Many in the Garden were also thinking ahead because the arena was quickly emptying. It was time to beat the crowd and get a head start out into that sunny, spring Sunday afternoon, secure in the knowledge the Knicks had taken the upper hand against the Hicks.

And on their way out they were surely thinking, "Take that, Reggie!"

I was sitting in my courtside media seat, baseline right, a few feet from the Indiana bench. Coach Larry Brown was looking glum, because the outcome seemed inevitable and no amount of coaching genius could save it.

"Realistically," he said later, "I thought we had no chance."

Neither did general manager Donnie Walsh, who was nowhere to be seen because he'd seen enough.

Then it happened.

All Reggie broke loose.

At 16.4 seconds, Miller drains a 3-pointer. Anthony Mason collects the ball and lofts an inbounds pass. Reggie clears some space – OK, he pushes off one of the Knicks – gathers the ball, spies the 3-point line, steps behind it and lofts another 3-pointer right in front of Spike Lee. Swish. Game tied justlikethat.

I later wrote in my column that you could hear Slick Leonard's "Boom Baby" from the Garden all the way to Terre Haute.

The Knicks inbound again and John Starks is fouled immediately. Ah, yes, Mr. Head-Butt from the year before. The Knicks were in disbelief and Starks, though a 74-percent free throw shooter on the season, wore a stunned look as he toed the stripe. He missed the first. And the second. Patrick Ewing rebounds and has a point-blank 10-footer. Miss again.

And who gets the rebound? Yes, the spindly one, Reggie. Mason fouls him. Reggie marches to the other end with that no-doubt-about-it look on his face. He makes both. That's eight points in 8.9 seconds. The Knicks' Mason falls down on their last possession and that was it. Ball game.

Reggie has a beauty of a postgame quote: "It's like they say … if you can make it in New York, you can make it anywhere."

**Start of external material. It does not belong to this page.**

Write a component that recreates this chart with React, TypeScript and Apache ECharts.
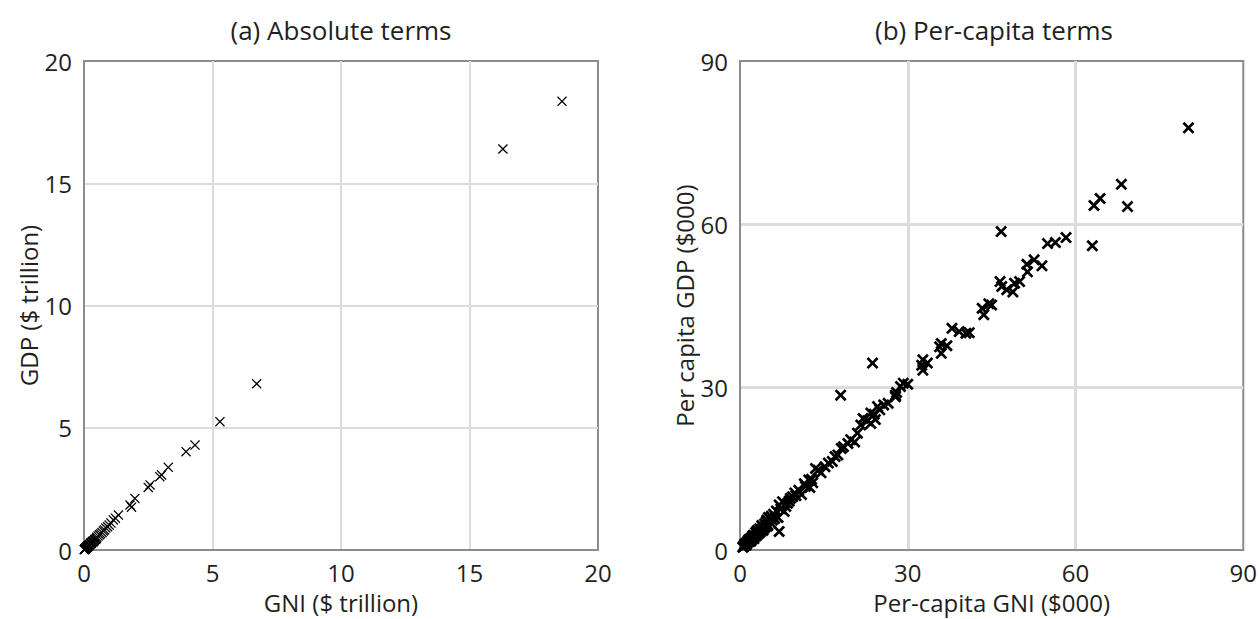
import React, { useEffect, useRef } from "react";
import * as echarts from "echarts";

// (a) absolute terms, $ trillion
const gniAbs: number[] = [18.6, 16.3, 6.72, 5.29, 4.32, 3.97, 3.28, 3.02, 2.95, 2.57, 2.5, 1.98, 1.79, 1.85, 1.34, 1.14, 1.22, 1.05, 0.98, 0.92, 0.85, 0.8, 0.75, 0.7, 0.65, 0.6, 0.55, 0.5, 0.48, 0.45, 0.42, 0.4, 0.36, 0.33, 0.3, 0.28, 0.25, 0.22, 0.2, 0.18, 0.15, 0.13, 0.11, 0.09, 0.08, 0.06, 0.05, 0.04, 0.03, 0.02, 0.01, 0.35, 0.27, 0.17, 0.12, 0.07];
const gdpAbs: number[] = [18.35, 16.4, 6.8, 5.25, 4.29, 4.02, 3.38, 3.07, 3.0, 2.66, 2.56, 2.11, 1.84, 1.75, 1.43, 1.23, 1.3, 1.1, 1.02, 0.95, 0.9, 0.82, 0.78, 0.72, 0.66, 0.62, 0.57, 0.52, 0.47, 0.44, 0.43, 0.38, 0.37, 0.34, 0.31, 0.27, 0.26, 0.23, 0.2, 0.18, 0.16, 0.13, 0.11, 0.1, 0.08, 0.06, 0.05, 0.04, 0.03, 0.02, 0.01, 0.33, 0.29, 0.16, 0.13, 0.07];

// (b) per-capita terms, $000
const gniPc: number[] = [80.2, 68.2, 64.4, 63.3, 69.3, 63.0, 46.7, 58.3, 56.4, 52.6, 54.0, 51.3, 51.4, 50.0, 49.1, 46.5, 47.7, 48.8, 46.8, 45.0, 43.3, 43.6, 40.4, 39.2, 37.9, 36.0, 35.7, 36.0, 32.7, 32.5, 32.7, 33.5, 23.7, 18.0, 7.0, 29.2, 28.7, 27.8, 27.8, 25.7, 24.6, 23.4, 22.0, 21.6, 23.4, 24.2, 22.8, 20.5, 19.3, 18.1, 17.5, 17.0, 15.2, 14.0, 13.5, 14.5, 12.3, 11.7, 12.5, 10.5, 11.0, 9.4, 9.8, 8.8, 7.6, 7.0, 7.9, 8.2, 6.5, 6.0, 5.3, 4.7, 5.8, 5.0, 4.4, 4.0, 3.8, 4.2, 3.5, 3.2, 3.0, 2.8, 2.6, 2.4, 2.2, 2.0, 1.8, 1.6, 1.5, 1.3, 1.2, 1.0, 0.9, 0.8, 0.7, 0.6, 1.1, 2.5, 3.3, 4.5, 5.5, 6.2, 7.3, 8.5, 9.0, 10.0, 11.5, 12.8, 13.0, 15.8, 16.5, 18.5, 19.8, 21.0, 24.0, 25.0, 26.5, 28.0, 30.0, 2.1, 2.9, 3.6, 4.8, 5.1, 5.6, 6.8, 1.4, 1.7, 2.3, 3.1, 3.9, 4.1, 4.9, 0.5, 1.9, 37.0, 44.5, 41.0, 55.0];
const gdpPc: number[] = [77.7, 67.3, 64.7, 63.4, 63.2, 56.0, 58.6, 57.5, 56.6, 53.4, 52.3, 52.6, 51.2, 49.4, 49.1, 49.4, 47.9, 47.5, 48.5, 45.1, 44.5, 43.3, 39.9, 40.2, 40.8, 38.0, 37.4, 36.2, 35.0, 34.0, 33.1, 34.4, 34.4, 28.5, 3.4, 30.7, 30.1, 28.5, 28.2, 26.7, 26.4, 25.2, 24.2, 23.0, 23.3, 24.0, 23.8, 19.9, 19.6, 18.7, 17.5, 17.2, 15.3, 14.7, 15.0, 14.2, 12.9, 11.7, 11.5, 11.0, 10.2, 9.8, 10.5, 9.0, 8.9, 8.3, 7.1, 8.0, 7.2, 6.6, 5.8, 5.2, 5.5, 4.6, 4.8, 4.3, 3.7, 3.9, 3.9, 3.4, 2.9, 3.2, 2.5, 2.7, 2.3, 2.2, 1.9, 1.5, 1.8, 1.4, 1.1, 1.2, 0.9, 1.0, 0.7, 0.6, 0.9, 2.1, 3.0, 4.2, 5.0, 5.8, 7.6, 8.6, 9.5, 10.0, 12.2, 13.0, 12.4, 16.0, 16.3, 19.0, 20.3, 21.5, 25.0, 25.8, 27.0, 29.0, 30.5, 1.9, 2.6, 3.3, 5.5, 6.0, 6.2, 6.0, 1.6, 2.0, 2.6, 3.6, 4.5, 3.6, 4.4, 0.5, 1.6, 37.6, 45.3, 40.0, 56.4];

const titles: string[] = ["(a) Absolute terms", "(b) Per-capita terms"];
const xNames: string[] = ["GNI ($ trillion)", "Per-capita GNI ($000)"];
const yNames: string[] = ["GDP ($ trillion)", "Per capita GDP ($000)"];

const FONT = "Open Sans";
const TXT = "#231f20";
const FRAME = "#8c8c8c";
const GRID = "#dcdcdc";

const thinX = "path://M0,0.9L0.9,0L5,4.1L9.1,0L10,0.9L5.9,5L10,9.1L9.1,10L5,5.9L0.9,10L0,9.1L4.1,5Z";
const boldX = "path://M0,1.6L1.6,0L5,3.4L8.4,0L10,1.6L6.6,5L10,8.4L8.4,10L5,6.6L1.6,10L0,8.4L3.4,5Z";

export default function App() {
  const ref = useRef<HTMLDivElement>(null);
  useEffect(() => {
    if (!ref.current) return;
    const chart = echarts.init(ref.current, undefined, { renderer: "svg" });
    const axisCommon = (max: number, interval: number, gridW: number, margin: number) => ({
      type: "value" as const,
      min: 0,
      max,
      interval,
      axisLine: { show: true, lineStyle: { color: FRAME, width: 2 } },
      axisTick: { show: false },
      axisLabel: { fontFamily: FONT, fontSize: 24, lineHeight: 24, color: TXT, margin },
      splitLine: { show: true, showMinLine: false, showMaxLine: false, lineStyle: { color: GRID, width: gridW } },
      nameTextStyle: { fontFamily: FONT, fontSize: 24, lineHeight: 24, color: TXT },
      nameLocation: "middle" as const,
    });
    chart.setOption({
      animation: false,
      grid: [
        { left: 84, top: 61, width: 514, height: 489, show: true, borderColor: FRAME, borderWidth: 2 },
        { left: 740, top: 61, width: 513, height: 489, show: true, borderColor: FRAME, borderWidth: 2 },
      ],
      xAxis: [
        { ...axisCommon(20, 5, 2, 10), gridIndex: 0, name: xNames[0], nameGap: 40 },
        { ...axisCommon(90, 30, 3, 10), gridIndex: 1, name: xNames[1], nameGap: 40 },
      ],
      yAxis: [
        { ...axisCommon(20, 5, 2, 12), gridIndex: 0, name: yNames[0], nameGap: 33 },
        { ...axisCommon(90, 30, 3, 12), gridIndex: 1, name: yNames[1], nameGap: 41 },
      ],
      graphic: [
        { type: "text", x: 341, y: 30, style: { text: titles[0], fontFamily: FONT, fontSize: 26, fill: TXT, align: "center", verticalAlign: "middle" } },
        { type: "text", x: 994, y: 30, style: { text: titles[1], fontFamily: FONT, fontSize: 26, fill: TXT, align: "center", verticalAlign: "middle" } },
      ],
      series: [
        {
          type: "scatter",
          xAxisIndex: 0,
          yAxisIndex: 0,
          symbol: thinX,
          symbolSize: 10,
          itemStyle: { color: "#000", opacity: 1 },
          data: gniAbs.map((v, i) => [v, gdpAbs[i]]),
        },
        {
          type: "scatter",
          xAxisIndex: 1,
          yAxisIndex: 1,
          symbol: boldX,
          symbolSize: 12,
          itemStyle: { color: "#000", opacity: 1 },
          data: gniPc.map((v, i) => [v, gdpPc[i]]),
        },
      ],
    });
    return () => chart.dispose();
  }, []);
  return <div ref={ref} style={{ position: "absolute", left: 0, top: 0, width: 1260, height: 619 }} />;
}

Of course, there still was work to do. And the Pacers eventually completed the task of winning the series and moving on to face Orlando.

But this was for the time capsule … an 8.9 seconds time capsule.

I gathered my notes as Reggie and the fellas danced off the floor. As soon as they departed, there was dead silence.

Then it was time to go to work, and write the column that I hadn't remotely considered just a few minutes earlier.